Given instruction: Write the lines out again, from the top of the material to the line containing "const annotationLines = ['Hazard", pictures excluded.

Supplied material:

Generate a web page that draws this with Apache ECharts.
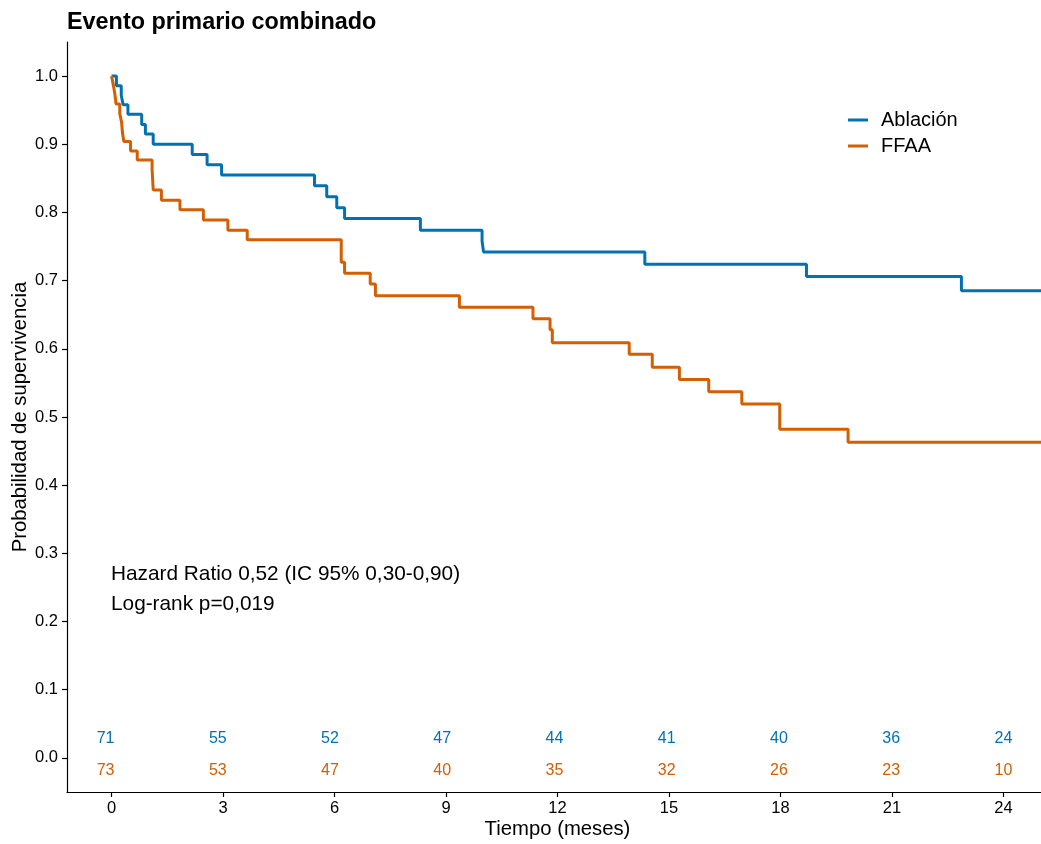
<!DOCTYPE html>
<html>
<head>
<meta charset="utf-8">
<style>html,body{margin:0;padding:0;background:#fff}#c{width:1041px;height:844px}</style>
<script src="https://cdn.jsdelivr.net/npm/echarts@6/dist/echarts.min.js"></script>
</head>
<body>
<div id="c"></div>
<script>
// ---- Data ----
const seriesNames = ['Ablación', 'FFAA'];
const ablacionTime = [0, 0.13, 0.26, 0.31, 0.44, 0.81, 0.91, 1.12, 2.17, 2.57, 2.96, 5.46, 5.79, 6.06, 6.27, 8.31, 9.97, 10.01, 14.35, 18.70, 22.87, 25.2];
const ablacionSurv = [1.0, 0.986, 0.972, 0.958, 0.944, 0.929, 0.915, 0.900, 0.885, 0.870, 0.855, 0.839, 0.823, 0.807, 0.791, 0.774, 0.758, 0.742, 0.724, 0.706, 0.685, 0.685];
const ffaaTime = [0, 0.05, 0.09, 0.12, 0.22, 0.27, 0.29, 0.33, 0.51, 0.69, 1.09, 1.12, 1.34, 1.84, 2.47, 3.13, 3.65, 6.18, 6.27, 6.96, 7.10, 9.36, 11.34, 11.80, 11.86, 13.93, 14.55, 15.28, 16.07, 16.96, 17.98, 19.82, 25.2];
const ffaaSurv = [1.0, 0.986, 0.973, 0.959, 0.945, 0.932, 0.918, 0.904, 0.890, 0.877, 0.863, 0.833, 0.818, 0.804, 0.789, 0.774, 0.760, 0.727, 0.711, 0.695, 0.678, 0.661, 0.644, 0.628, 0.609, 0.592, 0.573, 0.555, 0.537, 0.519, 0.482, 0.463, 0.463];
const riskTimes = [0, 3, 6, 9, 12, 15, 18, 21, 24];
const riskAblacion = [71, 55, 52, 47, 44, 41, 40, 36, 24];
const riskFFAA = [73, 53, 47, 40, 35, 32, 26, 23, 10];
const xTicks = [0, 3, 6, 9, 12, 15, 18, 21, 24];
const yTicks = [0, 0.1, 0.2, 0.3, 0.4, 0.5, 0.6, 0.7, 0.8, 0.9, 1.0];
const annotationLines = ['Hazard Ratio 0,52 (IC 95% 0,30-0,90)', 'Log-rank p=0,019'];

// ---- Chart ----
const colors = ['#0072B2', '#D55E00'];
const FONT = '"Liberation Sans", Arial, Helvetica, sans-serif';
const zip = (a, b) => a.map((v, i) => [v, b[i]]);
const riskRowY = [0.028, -0.019];

const chart = echarts.init(document.getElementById('c'), null, {renderer: 'canvas'});
const axisLineStyle = {color: '#000', width: 1.2};

function riskSeries(name, counts, rowY, color) {
  return {
    name: name, type: 'scatter', xAxisIndex: 1, symbolSize: 1,
    itemStyle: {color: 'rgba(0,0,0,0)'},
    data: riskTimes.map((t, i) => [t, rowY, counts[i]]),
    label: {show: true, position: 'inside', formatter: p => String(p.value[2]),
      fontFamily: FONT, fontSize: 16, color: color, opacity: 1,
      textBorderWidth: 0, textBorderColor: 'transparent'},
    emphasis: {disabled: true},
    silent: true
  };
}

const option = {
  animation: false,
  backgroundColor: '#fff',
  textStyle: {fontFamily: FONT},
  title: {
    text: 'Evento primario combinado',
    left: 62, top: 6,
    textStyle: {fontFamily: FONT, fontSize: 23.4, fontWeight: 'bold', color: '#000'}
  },
  legend: {
    orient: 'vertical',
    left: 843, top: 105,
    itemWidth: 20, itemHeight: 3, itemGap: 6,
    icon: 'rect',
    textStyle: {fontFamily: FONT, fontSize: 20, color: '#000', padding: [0, 0, 0, 8]},
    data: seriesNames
  },
  grid: {left: 67, right: -7, top: 42, bottom: 52, containLabel: false, outerBoundsMode: 'none'},
  xAxis: [{
    type: 'value', min: -1.2, max: 25.2,
    name: 'Tiempo (meses)', nameLocation: 'middle', nameGap: 27, nameMoveOverlap: false,
    nameTextStyle: {fontFamily: FONT, fontSize: 20.3, color: '#000'},
    axisLine: {show: true, onZero: false, lineStyle: axisLineStyle},
    axisTick: {show: true, length: 5, lineStyle: axisLineStyle, customValues: xTicks},
    axisLabel: {show: true, margin: 8, fontFamily: FONT, fontSize: 16.5, color: '#000', customValues: xTicks},
    splitLine: {show: false}
  }, {
    type: 'value', min: -1.03, max: 25.19, show: false,
    splitLine: {show: false}
  }],
  yAxis: [{
    type: 'value', min: -0.05, max: 1.05,
    name: 'Probabilidad de supervivencia', nameLocation: 'middle', nameGap: 37, nameRotate: 90,
    nameMoveOverlap: false,
    nameTextStyle: {fontFamily: FONT, fontSize: 20.3, color: '#000'},
    axisLine: {show: true, onZero: false, lineStyle: axisLineStyle},
    axisTick: {show: true, length: 5, lineStyle: axisLineStyle, customValues: yTicks},
    axisLabel: {show: true, margin: 9, fontFamily: FONT, fontSize: 16.5, color: '#000', customValues: yTicks,
      formatter: v => v.toFixed(1)},
    splitLine: {show: false}
  }],
  series: [
    {
      name: seriesNames[0], type: 'line', step: 'end', symbol: 'none',
      data: zip(ablacionTime, ablacionSurv),
      lineStyle: {color: colors[0], width: 3}, itemStyle: {color: colors[0]}, z: 3
    },
    {
      name: seriesNames[1], type: 'line', step: 'end', symbol: 'none',
      data: zip(ffaaTime, ffaaSurv),
      lineStyle: {color: colors[1], width: 3}, itemStyle: {color: colors[1]}, z: 3
    },
    riskSeries('riskA', riskAblacion, riskRowY[0], colors[0]),
    riskSeries('riskF', riskFFAA, riskRowY[1], colors[1])
  ],
  graphic: annotationLines.map((txt, i) => ({
    type: 'text', left: 111, top: 564 + i * 30,
    style: {text: txt, fontFamily: FONT, fontSize: 20.8, fill: '#000'}
  }))
};
chart.setOption(option);
</script>
</body>
</html>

Problem solution:
Generate a web page that draws this with Apache ECharts.
<!DOCTYPE html>
<html>
<head>
<meta charset="utf-8">
<style>html,body{margin:0;padding:0;background:#fff}#c{width:1041px;height:844px}</style>
<script src="https://cdn.jsdelivr.net/npm/echarts@6/dist/echarts.min.js"></script>
</head>
<body>
<div id="c"></div>
<script>
// ---- Data ----
const seriesNames = ['Ablación', 'FFAA'];
const ablacionTime = [0, 0.13, 0.26, 0.31, 0.44, 0.81, 0.91, 1.12, 2.17, 2.57, 2.96, 5.46, 5.79, 6.06, 6.27, 8.31, 9.97, 10.01, 14.35, 18.70, 22.87, 25.2];
const ablacionSurv = [1.0, 0.986, 0.972, 0.958, 0.944, 0.929, 0.915, 0.900, 0.885, 0.870, 0.855, 0.839, 0.823, 0.807, 0.791, 0.774, 0.758, 0.742, 0.724, 0.706, 0.685, 0.685];
const ffaaTime = [0, 0.05, 0.09, 0.12, 0.22, 0.27, 0.29, 0.33, 0.51, 0.69, 1.09, 1.12, 1.34, 1.84, 2.47, 3.13, 3.65, 6.18, 6.27, 6.96, 7.10, 9.36, 11.34, 11.80, 11.86, 13.93, 14.55, 15.28, 16.07, 16.96, 17.98, 19.82, 25.2];
const ffaaSurv = [1.0, 0.986, 0.973, 0.959, 0.945, 0.932, 0.918, 0.904, 0.890, 0.877, 0.863, 0.833, 0.818, 0.804, 0.789, 0.774, 0.760, 0.727, 0.711, 0.695, 0.678, 0.661, 0.644, 0.628, 0.609, 0.592, 0.573, 0.555, 0.537, 0.519, 0.482, 0.463, 0.463];
const riskTimes = [0, 3, 6, 9, 12, 15, 18, 21, 24];
const riskAblacion = [71, 55, 52, 47, 44, 41, 40, 36, 24];
const riskFFAA = [73, 53, 47, 40, 35, 32, 26, 23, 10];
const xTicks = [0, 3, 6, 9, 12, 15, 18, 21, 24];
const yTicks = [0, 0.1, 0.2, 0.3, 0.4, 0.5, 0.6, 0.7, 0.8, 0.9, 1.0];
const annotationLines = ['Hazard Ratio 0,52 (IC 95% 0,30-0,90)', 'Log-rank p=0,019'];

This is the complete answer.